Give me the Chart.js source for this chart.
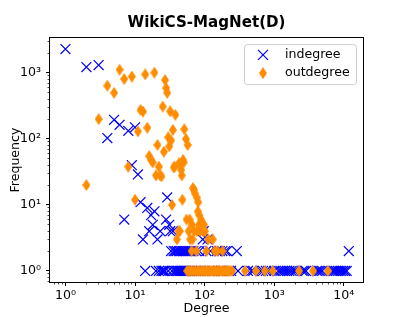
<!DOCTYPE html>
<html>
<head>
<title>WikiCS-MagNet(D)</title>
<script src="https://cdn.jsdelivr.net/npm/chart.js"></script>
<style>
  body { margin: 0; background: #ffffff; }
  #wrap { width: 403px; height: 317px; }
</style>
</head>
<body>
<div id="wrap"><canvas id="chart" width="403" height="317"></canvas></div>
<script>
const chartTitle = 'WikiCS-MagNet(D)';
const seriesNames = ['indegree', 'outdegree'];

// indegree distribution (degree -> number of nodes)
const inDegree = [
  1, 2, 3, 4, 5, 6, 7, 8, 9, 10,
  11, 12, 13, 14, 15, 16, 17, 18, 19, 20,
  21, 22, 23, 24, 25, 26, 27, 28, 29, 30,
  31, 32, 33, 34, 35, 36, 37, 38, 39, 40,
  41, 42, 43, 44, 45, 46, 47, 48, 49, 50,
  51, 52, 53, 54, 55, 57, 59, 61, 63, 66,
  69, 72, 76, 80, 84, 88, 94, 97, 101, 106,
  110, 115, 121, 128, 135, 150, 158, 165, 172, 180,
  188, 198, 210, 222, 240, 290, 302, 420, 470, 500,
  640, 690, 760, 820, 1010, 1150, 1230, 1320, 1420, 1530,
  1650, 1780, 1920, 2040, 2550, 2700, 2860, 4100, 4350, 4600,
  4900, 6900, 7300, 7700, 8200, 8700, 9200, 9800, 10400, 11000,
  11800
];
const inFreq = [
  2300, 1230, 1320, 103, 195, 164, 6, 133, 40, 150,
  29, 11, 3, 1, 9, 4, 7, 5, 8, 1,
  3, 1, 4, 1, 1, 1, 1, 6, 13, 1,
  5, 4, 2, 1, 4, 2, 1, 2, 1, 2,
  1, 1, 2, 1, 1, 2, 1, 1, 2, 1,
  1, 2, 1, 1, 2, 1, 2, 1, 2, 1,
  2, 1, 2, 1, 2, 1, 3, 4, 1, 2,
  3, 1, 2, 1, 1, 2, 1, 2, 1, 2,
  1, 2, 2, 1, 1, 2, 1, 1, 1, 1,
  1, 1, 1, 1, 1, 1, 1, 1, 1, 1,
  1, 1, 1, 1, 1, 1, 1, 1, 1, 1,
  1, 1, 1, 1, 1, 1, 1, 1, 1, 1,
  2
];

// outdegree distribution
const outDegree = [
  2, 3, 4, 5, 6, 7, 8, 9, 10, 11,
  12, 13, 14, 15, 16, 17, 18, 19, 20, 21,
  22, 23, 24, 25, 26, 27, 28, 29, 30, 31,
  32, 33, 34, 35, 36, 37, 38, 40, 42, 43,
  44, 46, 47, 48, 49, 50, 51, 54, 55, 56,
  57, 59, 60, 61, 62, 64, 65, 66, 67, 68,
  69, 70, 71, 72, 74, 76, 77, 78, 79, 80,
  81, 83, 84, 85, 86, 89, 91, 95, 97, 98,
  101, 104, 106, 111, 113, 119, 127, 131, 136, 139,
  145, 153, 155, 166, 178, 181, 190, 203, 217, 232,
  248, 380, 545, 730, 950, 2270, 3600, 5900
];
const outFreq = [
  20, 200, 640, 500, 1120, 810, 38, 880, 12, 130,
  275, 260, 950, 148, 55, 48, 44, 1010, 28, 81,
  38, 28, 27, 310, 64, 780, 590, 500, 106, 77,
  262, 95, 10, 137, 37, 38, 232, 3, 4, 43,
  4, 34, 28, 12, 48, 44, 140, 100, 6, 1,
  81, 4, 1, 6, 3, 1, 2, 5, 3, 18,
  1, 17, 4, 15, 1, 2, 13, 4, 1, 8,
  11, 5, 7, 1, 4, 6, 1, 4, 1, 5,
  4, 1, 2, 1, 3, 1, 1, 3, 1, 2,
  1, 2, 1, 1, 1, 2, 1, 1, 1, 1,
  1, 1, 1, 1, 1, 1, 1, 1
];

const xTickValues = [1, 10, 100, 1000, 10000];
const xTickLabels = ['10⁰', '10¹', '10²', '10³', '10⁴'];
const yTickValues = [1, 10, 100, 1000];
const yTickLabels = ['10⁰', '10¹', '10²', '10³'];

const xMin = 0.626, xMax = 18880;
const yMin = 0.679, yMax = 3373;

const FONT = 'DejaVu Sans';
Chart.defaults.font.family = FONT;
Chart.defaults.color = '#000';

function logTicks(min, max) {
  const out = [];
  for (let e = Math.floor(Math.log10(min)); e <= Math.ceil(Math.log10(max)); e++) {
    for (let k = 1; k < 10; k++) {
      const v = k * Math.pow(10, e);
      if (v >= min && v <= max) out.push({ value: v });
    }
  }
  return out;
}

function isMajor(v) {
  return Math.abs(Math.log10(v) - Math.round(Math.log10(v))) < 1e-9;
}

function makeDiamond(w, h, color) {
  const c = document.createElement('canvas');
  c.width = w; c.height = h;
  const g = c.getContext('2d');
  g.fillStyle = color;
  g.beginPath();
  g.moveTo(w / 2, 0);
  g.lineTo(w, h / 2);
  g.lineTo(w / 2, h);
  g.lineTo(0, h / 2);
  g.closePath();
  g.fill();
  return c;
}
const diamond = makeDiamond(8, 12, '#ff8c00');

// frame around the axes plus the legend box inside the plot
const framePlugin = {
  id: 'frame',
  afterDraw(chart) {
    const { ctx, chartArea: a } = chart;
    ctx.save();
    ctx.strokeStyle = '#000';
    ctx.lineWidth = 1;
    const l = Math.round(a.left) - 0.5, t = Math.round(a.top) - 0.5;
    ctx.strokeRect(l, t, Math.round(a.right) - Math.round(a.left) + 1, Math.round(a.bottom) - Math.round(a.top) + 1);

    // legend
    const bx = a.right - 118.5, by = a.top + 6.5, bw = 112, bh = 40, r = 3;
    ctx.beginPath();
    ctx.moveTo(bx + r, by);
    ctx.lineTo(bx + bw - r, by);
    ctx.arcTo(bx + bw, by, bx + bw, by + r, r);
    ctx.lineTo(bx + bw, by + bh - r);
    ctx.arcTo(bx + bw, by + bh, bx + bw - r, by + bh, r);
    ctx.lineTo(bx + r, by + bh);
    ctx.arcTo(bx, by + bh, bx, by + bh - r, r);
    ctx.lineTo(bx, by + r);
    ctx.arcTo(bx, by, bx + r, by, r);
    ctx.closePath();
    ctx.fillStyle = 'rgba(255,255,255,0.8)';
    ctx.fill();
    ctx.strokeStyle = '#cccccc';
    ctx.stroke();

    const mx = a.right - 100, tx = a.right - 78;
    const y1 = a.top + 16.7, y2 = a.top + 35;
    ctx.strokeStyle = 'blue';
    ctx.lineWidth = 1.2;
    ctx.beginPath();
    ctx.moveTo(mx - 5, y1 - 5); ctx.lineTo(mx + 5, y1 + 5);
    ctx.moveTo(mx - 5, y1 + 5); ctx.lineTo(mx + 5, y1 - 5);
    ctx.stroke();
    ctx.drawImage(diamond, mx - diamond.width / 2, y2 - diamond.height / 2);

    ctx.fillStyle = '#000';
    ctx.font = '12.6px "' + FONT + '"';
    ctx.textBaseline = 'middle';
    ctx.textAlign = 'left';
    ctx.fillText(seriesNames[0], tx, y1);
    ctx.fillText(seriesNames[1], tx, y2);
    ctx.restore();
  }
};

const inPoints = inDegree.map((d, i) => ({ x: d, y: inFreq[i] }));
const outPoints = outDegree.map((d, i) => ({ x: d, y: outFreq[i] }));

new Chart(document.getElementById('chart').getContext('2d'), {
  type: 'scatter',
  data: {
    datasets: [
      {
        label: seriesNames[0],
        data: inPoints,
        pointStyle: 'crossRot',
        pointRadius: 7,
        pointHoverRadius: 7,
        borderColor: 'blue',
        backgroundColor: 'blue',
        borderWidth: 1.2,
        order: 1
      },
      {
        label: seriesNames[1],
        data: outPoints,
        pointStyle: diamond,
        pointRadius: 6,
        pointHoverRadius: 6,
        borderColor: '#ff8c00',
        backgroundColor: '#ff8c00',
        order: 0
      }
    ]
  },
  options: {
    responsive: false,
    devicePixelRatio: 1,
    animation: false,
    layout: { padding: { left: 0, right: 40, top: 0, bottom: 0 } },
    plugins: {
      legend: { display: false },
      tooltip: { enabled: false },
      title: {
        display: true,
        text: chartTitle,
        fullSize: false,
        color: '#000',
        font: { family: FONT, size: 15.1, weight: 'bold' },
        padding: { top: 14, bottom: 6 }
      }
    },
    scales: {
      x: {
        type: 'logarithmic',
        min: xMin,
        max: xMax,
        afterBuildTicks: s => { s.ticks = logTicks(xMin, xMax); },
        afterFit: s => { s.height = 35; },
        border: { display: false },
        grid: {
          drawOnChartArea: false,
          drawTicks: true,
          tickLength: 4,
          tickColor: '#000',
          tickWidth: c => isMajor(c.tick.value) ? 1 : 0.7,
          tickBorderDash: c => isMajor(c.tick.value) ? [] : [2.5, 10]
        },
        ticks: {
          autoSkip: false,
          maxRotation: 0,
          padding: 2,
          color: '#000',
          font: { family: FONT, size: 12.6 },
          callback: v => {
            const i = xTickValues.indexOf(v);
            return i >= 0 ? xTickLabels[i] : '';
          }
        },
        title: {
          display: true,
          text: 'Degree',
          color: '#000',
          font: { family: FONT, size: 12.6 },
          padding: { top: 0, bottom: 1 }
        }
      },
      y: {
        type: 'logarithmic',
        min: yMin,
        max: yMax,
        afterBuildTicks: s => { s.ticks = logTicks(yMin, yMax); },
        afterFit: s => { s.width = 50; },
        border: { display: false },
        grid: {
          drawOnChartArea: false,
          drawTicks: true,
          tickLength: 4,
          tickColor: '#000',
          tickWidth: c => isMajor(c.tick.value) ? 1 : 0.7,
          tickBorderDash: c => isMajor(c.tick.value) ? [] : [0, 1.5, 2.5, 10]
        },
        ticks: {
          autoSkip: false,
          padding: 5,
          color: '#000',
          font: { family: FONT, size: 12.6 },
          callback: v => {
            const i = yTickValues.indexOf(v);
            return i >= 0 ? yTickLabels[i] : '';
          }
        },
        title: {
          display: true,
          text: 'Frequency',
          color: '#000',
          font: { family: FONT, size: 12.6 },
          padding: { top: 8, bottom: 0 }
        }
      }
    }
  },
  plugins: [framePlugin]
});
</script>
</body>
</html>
=======
TASK REQUIREMENTS »
Begin at the top of the material above and output each line exactly, stopping after the line that holds "const seriesNames = ['indegree', 'outdegree'];". Leave out pictures.

RIGHT ANSWER »
Give me the Chart.js source for this chart.
<!DOCTYPE html>
<html>
<head>
<title>WikiCS-MagNet(D)</title>
<script src="https://cdn.jsdelivr.net/npm/chart.js"></script>
<style>
  body { margin: 0; background: #ffffff; }
  #wrap { width: 403px; height: 317px; }
</style>
</head>
<body>
<div id="wrap"><canvas id="chart" width="403" height="317"></canvas></div>
<script>
const chartTitle = 'WikiCS-MagNet(D)';
const seriesNames = ['indegree', 'outdegree'];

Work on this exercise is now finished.